Watching the rise of fascism and rightwing extremism again across the world was the key motivator for me to sit down and start writing The Fourth Rising.
I know that sounds fantastic, but there are actual Allied intelligence documents from the time indicating that was exactly what the Nazis were planning. They had the wealth—stolen from the countries they invaded—and they had business contacts throughout the world with corporations who secretly supported them, including many U.S. companies.
In The Fourth Rising, the murder of an old flame’s husband sets former war correspondent Peter Brandt on the hunt for hidden Nazi gold. The search leads him down a bloody trail leading from the drug cartels of Mexico to a neo-Nazi training camp in the Southern California mountains. Along the way, he unearths a decades-long Nazi conspiracy to create a new Fourth Reich and continue the Nazi Party’s plan for world domination.
What made you decide to sit down and actually start writing this book?
I have always felt that most people today don’t realize how great a threat Nazism/fascism was in the 1930s and 1940s, or how popular it was among the wealthy and even the not so wealthy people in Europe and the United States. Jack-booted Nazis marched down streets and even held a rally at Madison Square Garden in the 1930s. Those are facts. I’ve had a few short stories with this theme published in magazines over the years, but I wanted to write something larger. Watching the rise of fascism and rightwing extremism again across the world was the key motivator for me to sit down and start writing The Fourth Rising.

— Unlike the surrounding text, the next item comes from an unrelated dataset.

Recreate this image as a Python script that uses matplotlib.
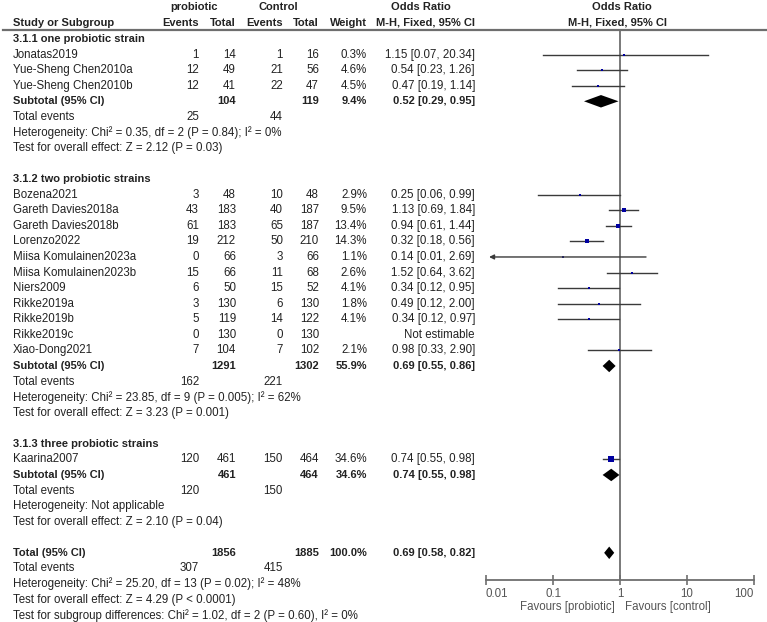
import matplotlib.pyplot as plt
import numpy as np

# ---- data ----
group_titles = ["3.1.1 one probiotic strain", "3.1.2 two probiotic strains",
                "3.1.3 three probiotic strains"]

names = [
    ["Jonatas2019", "Yue-Sheng Chen2010a", "Yue-Sheng Chen2010b"],
    ["Bozena2021", "Gareth Davies2018a", "Gareth Davies2018b", "Lorenzo2022",
     "Miisa Komulainen2023a", "Miisa Komulainen2023b", "Niers2009",
     "Rikke2019a", "Rikke2019b", "Rikke2019c", "Xiao-Dong2021"],
    ["Kaarina2007"],
]
ev_pro = [[1, 12, 12], [3, 43, 61, 19, 0, 15, 6, 3, 5, 0, 7], [120]]
tot_pro = [[14, 49, 41], [48, 183, 183, 212, 66, 66, 50, 130, 119, 130, 104], [461]]
ev_ctl = [[1, 21, 22], [10, 40, 65, 50, 3, 11, 15, 6, 14, 0, 7], [150]]
tot_ctl = [[16, 56, 47], [48, 187, 187, 210, 66, 68, 52, 130, 122, 130, 102], [464]]
weight = [[0.3, 4.6, 4.5], [2.9, 9.5, 13.4, 14.3, 1.1, 2.6, 4.1, 1.8, 4.1, None, 2.1], [34.6]]
odds = [[1.15, 0.54, 0.47], [0.25, 1.13, 0.94, 0.32, 0.14, 1.52, 0.34, 0.49, 0.34, None, 0.98], [0.74]]
ci_lo = [[0.07, 0.23, 0.19], [0.06, 0.69, 0.61, 0.18, 0.01, 0.64, 0.12, 0.12, 0.12, None, 0.33], [0.55]]
ci_hi = [[20.34, 1.26, 1.14], [0.99, 1.84, 1.44, 0.56, 2.69, 3.62, 0.95, 2.00, 0.97, None, 2.90], [0.98]]

sub_tot_pro = [104, 1291, 461]
sub_tot_ctl = [119, 1302, 464]
sub_weight = [9.4, 55.9, 34.6]
sub_or = [0.52, 0.69, 0.74]
sub_lo = [0.29, 0.55, 0.55]
sub_hi = [0.95, 0.86, 0.98]
sub_ev_pro = [25, 162, 120]
sub_ev_ctl = [44, 221, 150]
sub_het = ["Heterogeneity: Chi\u00b2 = 0.35, df = 2 (P = 0.84); I\u00b2 = 0%",
           "Heterogeneity: Chi\u00b2 = 23.85, df = 9 (P = 0.005); I\u00b2 = 62%",
           "Heterogeneity: Not applicable"]
sub_test = ["Test for overall effect: Z = 2.12 (P = 0.03)",
            "Test for overall effect: Z = 3.23 (P = 0.001)",
            "Test for overall effect: Z = 2.10 (P = 0.04)"]

total_tot = [1856, 1885]
total_ev = [307, 415]
total_or, total_lo, total_hi = 0.69, 0.58, 0.82
total_lines = ["Heterogeneity: Chi\u00b2 = 25.20, df = 13 (P = 0.02); I\u00b2 = 48%",
               "Test for overall effect: Z = 4.29 (P < 0.0001)",
               "Test for subgroup differences: Chi\u00b2 = 1.02, df = 2 (P = 0.60), I\u00b2 = 0%"]

xticks = [0.01, 0.1, 1, 10, 100]
xticklabels = ["0.01", "0.1", "1", "10", "100"]

# ---- layout ----
W, H = 767, 622
ROW0, STEP = 39.0, 15.57          # pixel y of row 0, row spacing
def px2row(p):
    return (p - ROW0) / STEP

plt.rcParams['font.family'] = ['Liberation Sans', 'DejaVu Sans']
FS = 8.3      # regular text
FSB = 8.0     # bold text
TXT = '#222222'
GREY = '#6e6e6e'

fig = plt.figure(figsize=(W / 100, H / 100), dpi=100)
ax_t = fig.add_axes([0, 0, 1, 1])
ax_t.set_xlim(0, W)
ax_t.set_ylim(px2row(H), px2row(0))
ax_t.axis('off')

# forest axes: x from 486 to 754 px, y from 30 to 580 px
fx0, fx1, fy0, fy1 = 486, 754, 30, 580
ax = fig.add_axes([fx0 / W, 1 - fy1 / H, (fx1 - fx0) / W, (fy1 - fy0) / H])
ax.set_xscale('log')
ax.set_xlim(0.01, 100)
ax.set_ylim(px2row(fy1), px2row(fy0))
ax.patch.set_alpha(0)

col_x = dict(name=13, ev1=199, tot1=236, ev2=283, tot2=319, w=367, ci=475)

def put(x, r, s, ha='right', bold=False, color=TXT):
    ax_t.text(x, r, s, ha=ha, va='center', fontsize=FSB if bold else FS, color=color,
              fontweight='bold' if bold else 'normal')

# headers
put(194, -2.05, "probiotic", ha='center', bold=True)
put(278, -2.05, "Control", ha='center', bold=True)
put(421, -2.05, "Odds Ratio", ha='center', bold=True)
put(622, -2.05, "Odds Ratio", ha='center', bold=True)
put(col_x['name'], -1.03, "Study or Subgroup", ha='left', bold=True)
put(col_x['ev1'], -1.03, "Events", bold=True)
put(col_x['tot1'], -1.03, "Total", bold=True)
put(col_x['ev2'], -1.03, "Events", bold=True)
put(col_x['tot2'], -1.03, "Total", bold=True)
put(col_x['w'], -1.03, "Weight", bold=True)
put(col_x['ci'], -1.03, "M-H, Fixed, 95% CI", bold=True)
put(618, -1.03, "M-H, Fixed, 95% CI", ha='center', bold=True)
hy = px2row(30)
ax_t.plot([3, W], [hy, hy], color=GREY, lw=1.6)

mark_col = '#0000a0'
line_col = '#3a3a3a'
DH = 0.4

def diamond(r, est, lo, hi):
    ax.fill([lo, est, hi, est], [r, r - DH, r, r + DH], color='black', lw=0)

r = 0
for g in range(3):
    put(col_x['name'], r, group_titles[g], ha='left', bold=True)
    r += 1
    for i, nm in enumerate(names[g]):
        put(col_x['name'], r, nm, ha='left')
        put(col_x['ev1'], r, str(ev_pro[g][i]))
        put(col_x['tot1'], r, str(tot_pro[g][i]))
        put(col_x['ev2'], r, str(ev_ctl[g][i]))
        put(col_x['tot2'], r, str(tot_ctl[g][i]))
        if odds[g][i] is None:
            put(col_x['ci'], r, "Not estimable")
        else:
            put(col_x['w'], r, f"{weight[g][i]:.1f}%")
            put(col_x['ci'], r, f"{odds[g][i]:.2f} [{ci_lo[g][i]:.2f}, {ci_hi[g][i]:.2f}]")
            lo = ci_lo[g][i]
            if lo <= 0.01:
                ax.annotate('', xy=(0.0101, r), xytext=(ci_hi[g][i], r),
                            arrowprops=dict(arrowstyle='-|>', color=line_col, lw=1,
                                            mutation_scale=7))
            else:
                ax.plot([lo, ci_hi[g][i]], [r, r], color=line_col, lw=1)
            ms = max(1.5, 5.0 * np.sqrt(weight[g][i] / 34.6))
            ax.plot(odds[g][i], r, marker='s', ms=ms, color=mark_col, mec=mark_col, mew=0)
        r += 1
    put(col_x['name'], r, "Subtotal (95% CI)", ha='left', bold=True)
    put(col_x['tot1'], r, str(sub_tot_pro[g]), bold=True)
    put(col_x['tot2'], r, str(sub_tot_ctl[g]), bold=True)
    put(col_x['w'], r, f"{sub_weight[g]:.1f}%", bold=True)
    put(col_x['ci'], r, f"{sub_or[g]:.2f} [{sub_lo[g]:.2f}, {sub_hi[g]:.2f}]", bold=True)
    diamond(r, sub_or[g], sub_lo[g], sub_hi[g])
    r += 1
    put(col_x['name'], r, "Total events", ha='left')
    put(col_x['ev1'], r, str(sub_ev_pro[g]))
    put(col_x['ev2'], r, str(sub_ev_ctl[g]))
    r += 1
    put(col_x['name'], r, sub_het[g], ha='left')
    r += 1
    put(col_x['name'], r, sub_test[g], ha='left')
    r += 2

put(col_x['name'], r, "Total (95% CI)", ha='left', bold=True)
put(col_x['tot1'], r, str(total_tot[0]), bold=True)
put(col_x['tot2'], r, str(total_tot[1]), bold=True)
put(col_x['w'], r, "100.0%", bold=True)
put(col_x['ci'], r, f"{total_or:.2f} [{total_lo:.2f}, {total_hi:.2f}]", bold=True)
diamond(r, total_or, total_lo, total_hi)
r += 1
put(col_x['name'], r, "Total events", ha='left')
put(col_x['ev1'], r, str(total_ev[0]))
put(col_x['ev2'], r, str(total_ev[1]))
for line in total_lines:
    r += 1
    put(col_x['name'], r, line, ha='left')

# axis styling
ax.axvline(1, color=GREY, lw=1.3, zorder=0)
for s in ['top', 'right', 'left']:
    ax.spines[s].set_visible(False)
ax.spines['bottom'].set_color(GREY)
ax.spines['bottom'].set_linewidth(1.3)
ax.set_yticks([])
ax.set_xticks(xticks)
ax.set_xticklabels(xticklabels)
ax.minorticks_off()
ax.tick_params(axis='x', direction='inout', length=7, width=1.2, color=GREY,
               labelsize=FS, labelcolor='#555555', pad=2)
tl = ax.get_xticklabels()
tl[0].set_ha('left')
tl[-1].set_ha('right')

ax_t.text(615, px2row(607), "Favours [probiotic]", ha='right', va='center',
          fontsize=FS, color='#555555')
ax_t.text(625, px2row(607), "Favours [control]", ha='left', va='center',
          fontsize=FS, color='#555555')

fig.savefig("out.png", dpi=100)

Tell us more about your main character. What makes him or her unique?
Peter Brandt is a former war correspondent who is physically and emotionally scarred by the violence he’s witnessed. He’s haunted by the death he’s seen and the guilt he feels for survived it.
Peter made his first appearance in my novel Empty Places, in which he returns to the States to attend his ex-wife’s funeral. When he learns she was murdered and the local cops are not pursuing the case, he sets out on his own to find her killers. Peter reappeared in The Last Refuge, in which he settles down in San Diego after having covered the first Iraq War—Operation Desert Storm. In The Last Refuge, Peter’s investigation into a deadly friendly fire incident during that war leads him to uncover corruption and murder in the American defense industry.
Needless to say, there is a bit of me in Peter Brandt, having been a journalist myself and, in that and my other capacities, a witness to a great amount of death, violence, and corruption.
What role does research play in your writing?
All my novels are inspired by true incidents, and I do a great amount of research to ensure the historical facts are correct. As a former investigative journalist, research comes easy to me. I want my stories to be as true to life as possible without bogging down the reader. As a result, many reviewers often remark on how realistic my books are.